筋肉とスピードを科学的に見る
スピード=筋肉
という題でバイオメカニクス的な視点で解説していきます。
ここで例えるスピードとは走力の事です。
「陸上で短距離やってるけど、脚が速くならない」
「最初の踏み出すパワーを強化したい」
こんな方は読んでみて下さい。
少し長くなりますが、お付き合い下さい。
競技に置いて走る事は全てにおいて重要なファクターをしめています。
野球の名選手が実は僕は走ってヒットを稼いでいるんだといった言葉もあるくらいです。
ただし、野球の場合は走る距離(盗塁)が短いのに(リード分を引いて20mぐらい?)対してスプリンター(陸上)は100mや200mのように距離は長いです。
この両者の走るには実は違いがあります。
まず野球の場合は
ピストン動作
このように上体が前傾気味で地面を押す動作でスタートダッシュします。
コレをピストン動作と呼びます。
これは野球に限らずボクシングやサッカーでも方向転換する際に強いピストン動作の動きが必要になります。
スプリンターでも最初のスタートダッシュはこのような前傾になっています。
ピストン動作
しかし、スプリンターの場合は距離が長い為にこの前傾姿勢(ピストン動作)からスイング動作に変わります。
スプリンターがピストン動作を行っているのは距離にして10mぐらいでしょうか?
その後はスイング動作に切り替わるという事です。
ではこちらがスイング動作になります。
スイング動作
どうでしょう?
全員が前傾姿勢では無い事がわかりますよね。
スプリンターは最初は頭を下げて前傾姿勢(ピストン動作)から徐々に頭を上げてスイング動作に移行していく流れになります。

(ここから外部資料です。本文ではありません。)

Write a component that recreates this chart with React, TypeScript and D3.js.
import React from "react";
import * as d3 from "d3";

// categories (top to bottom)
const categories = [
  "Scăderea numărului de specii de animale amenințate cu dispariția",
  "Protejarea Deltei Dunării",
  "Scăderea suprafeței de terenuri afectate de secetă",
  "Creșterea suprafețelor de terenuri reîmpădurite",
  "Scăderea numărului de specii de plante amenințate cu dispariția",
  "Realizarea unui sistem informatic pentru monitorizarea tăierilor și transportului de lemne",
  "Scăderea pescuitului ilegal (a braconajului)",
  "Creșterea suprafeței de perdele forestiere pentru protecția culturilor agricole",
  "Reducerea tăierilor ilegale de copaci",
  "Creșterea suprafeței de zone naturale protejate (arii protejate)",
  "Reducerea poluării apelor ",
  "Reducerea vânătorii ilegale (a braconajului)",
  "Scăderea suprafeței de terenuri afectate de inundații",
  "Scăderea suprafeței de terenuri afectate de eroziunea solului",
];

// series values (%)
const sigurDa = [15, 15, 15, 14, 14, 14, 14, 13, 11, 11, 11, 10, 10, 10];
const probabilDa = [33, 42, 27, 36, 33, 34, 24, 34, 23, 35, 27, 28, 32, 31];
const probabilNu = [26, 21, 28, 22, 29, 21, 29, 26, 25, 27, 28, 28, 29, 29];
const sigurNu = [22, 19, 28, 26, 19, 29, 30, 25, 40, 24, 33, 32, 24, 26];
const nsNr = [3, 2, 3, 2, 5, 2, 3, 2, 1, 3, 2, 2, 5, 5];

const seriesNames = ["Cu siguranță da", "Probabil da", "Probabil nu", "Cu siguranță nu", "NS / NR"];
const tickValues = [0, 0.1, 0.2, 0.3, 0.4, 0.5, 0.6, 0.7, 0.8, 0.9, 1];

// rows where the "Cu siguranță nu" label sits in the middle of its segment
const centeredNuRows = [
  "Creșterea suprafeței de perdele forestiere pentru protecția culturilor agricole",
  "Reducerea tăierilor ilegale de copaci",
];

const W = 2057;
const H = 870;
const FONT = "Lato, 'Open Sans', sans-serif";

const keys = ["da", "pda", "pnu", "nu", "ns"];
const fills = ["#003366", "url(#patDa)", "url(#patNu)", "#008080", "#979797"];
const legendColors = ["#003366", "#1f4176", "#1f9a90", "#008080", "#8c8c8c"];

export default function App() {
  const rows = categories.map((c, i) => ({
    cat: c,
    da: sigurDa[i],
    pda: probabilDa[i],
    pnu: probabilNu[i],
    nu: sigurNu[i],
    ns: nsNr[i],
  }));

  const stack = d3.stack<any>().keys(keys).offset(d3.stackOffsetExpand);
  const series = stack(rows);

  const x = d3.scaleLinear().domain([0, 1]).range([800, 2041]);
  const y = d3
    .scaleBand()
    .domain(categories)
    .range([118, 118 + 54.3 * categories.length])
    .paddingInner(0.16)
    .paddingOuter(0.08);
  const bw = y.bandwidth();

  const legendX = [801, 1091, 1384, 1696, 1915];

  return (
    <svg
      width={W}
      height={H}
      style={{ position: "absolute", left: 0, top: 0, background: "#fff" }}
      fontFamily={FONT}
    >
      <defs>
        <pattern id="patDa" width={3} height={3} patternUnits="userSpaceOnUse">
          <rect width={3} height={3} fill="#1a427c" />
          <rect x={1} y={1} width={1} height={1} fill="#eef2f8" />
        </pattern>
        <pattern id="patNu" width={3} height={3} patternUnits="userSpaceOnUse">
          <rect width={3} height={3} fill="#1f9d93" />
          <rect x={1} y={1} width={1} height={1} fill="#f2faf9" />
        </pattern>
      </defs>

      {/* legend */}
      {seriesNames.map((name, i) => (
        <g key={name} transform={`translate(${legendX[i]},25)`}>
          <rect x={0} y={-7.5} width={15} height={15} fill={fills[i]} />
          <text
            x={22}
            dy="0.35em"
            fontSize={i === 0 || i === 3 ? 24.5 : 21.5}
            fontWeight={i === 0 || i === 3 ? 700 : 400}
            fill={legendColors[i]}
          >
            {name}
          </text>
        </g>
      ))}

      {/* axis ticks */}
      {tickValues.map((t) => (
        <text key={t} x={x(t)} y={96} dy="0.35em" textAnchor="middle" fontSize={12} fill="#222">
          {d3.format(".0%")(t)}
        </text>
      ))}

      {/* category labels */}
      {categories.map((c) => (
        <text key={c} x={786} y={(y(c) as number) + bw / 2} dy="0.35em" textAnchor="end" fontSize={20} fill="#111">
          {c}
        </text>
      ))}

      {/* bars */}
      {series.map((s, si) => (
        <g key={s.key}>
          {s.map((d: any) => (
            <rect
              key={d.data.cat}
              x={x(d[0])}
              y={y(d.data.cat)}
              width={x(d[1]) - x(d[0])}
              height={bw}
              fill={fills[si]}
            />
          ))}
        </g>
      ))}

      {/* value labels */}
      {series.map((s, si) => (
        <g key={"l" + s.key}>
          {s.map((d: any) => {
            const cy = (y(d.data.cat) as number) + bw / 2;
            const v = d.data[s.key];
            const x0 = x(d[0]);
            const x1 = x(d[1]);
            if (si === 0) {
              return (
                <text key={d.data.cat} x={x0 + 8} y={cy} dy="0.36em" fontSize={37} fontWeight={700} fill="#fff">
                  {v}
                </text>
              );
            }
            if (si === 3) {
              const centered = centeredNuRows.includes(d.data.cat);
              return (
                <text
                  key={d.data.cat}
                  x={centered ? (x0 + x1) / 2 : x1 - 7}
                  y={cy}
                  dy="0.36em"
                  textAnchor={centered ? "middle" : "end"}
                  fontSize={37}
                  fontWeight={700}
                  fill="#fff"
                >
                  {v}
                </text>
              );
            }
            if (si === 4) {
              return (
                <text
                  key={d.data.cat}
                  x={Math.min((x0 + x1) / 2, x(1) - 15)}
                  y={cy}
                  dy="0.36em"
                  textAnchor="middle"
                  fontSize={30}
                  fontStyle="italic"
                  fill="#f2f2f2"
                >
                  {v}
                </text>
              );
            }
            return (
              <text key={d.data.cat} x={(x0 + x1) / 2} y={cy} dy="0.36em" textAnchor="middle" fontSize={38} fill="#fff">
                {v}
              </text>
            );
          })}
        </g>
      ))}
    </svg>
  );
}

つまり足の速さはバイオメカニクス的に二種類あるという事が言えます。
ピストン動作(スタートダッシュ)
スイング動作(トップスピード)
という事になります。
つまり足を速くするトレーニングとはピストン動作を向上させたいのか?
またはスイング動作なのか?
という事がバイオメカニクスの視点です。
ピストン動作は地面を蹴りだすパワー重視のスタートダッシュ
スイング動作は脚を振る速さ重視のトップスピード
という事で鍛えるメニューにも違いがあります。
スタートダッシュのピストン動作強化
股関節伸展、膝関節伸展を使うスタートダッシュは股関節周辺だけではなく、足関節周りもトレーニングします。
スタートダッシュのみを強化する場合は股関節だけではなく、大腿四頭筋(主な種目バーベルスクワットやフロントスクワット)やつまさき立ちで行うカーフレイズが好ましいです。
フロントスクワット
トップスピードのスイング動作強化
トップスピードは脚を振る関与が強くなります。
従ってお尻の大殿筋や腿裏のハムストリングなど股関節伸展筋が重要になります。
またトップスピード局面では地面をキックするだけでなく、大腿を前に振り出す屈曲筋も必要です。
下腹奥にある腸骨筋、大腰筋などの股関節屈筋がスプリント能力に必要と言われるのはこの為です。
股関節伸展・屈曲筋を鍛え上げる具体的なトレーニングとしてはレッグレイズ、股関節スクワットが代表的です。
まとめ
どこの筋肉を鍛えればいいかという説明は行いましたが、筋肉だけ鍛えても走力は向上しません。
競技スキルの練習は当然ですが、筋肉のバネを使ったプライオメトリクスなども有効です。
また競技によりピストン動作の強化なのか?
スイング動作の強化なのか?を明確にするとトレーニングの質も向上します。
球技全般は基本的にずっとダッシュをしているワケではないのでピストン動作の強化が好ましいです。
陸上の100や200はピストン、スイングどちらも必要なトレーニングと言えます。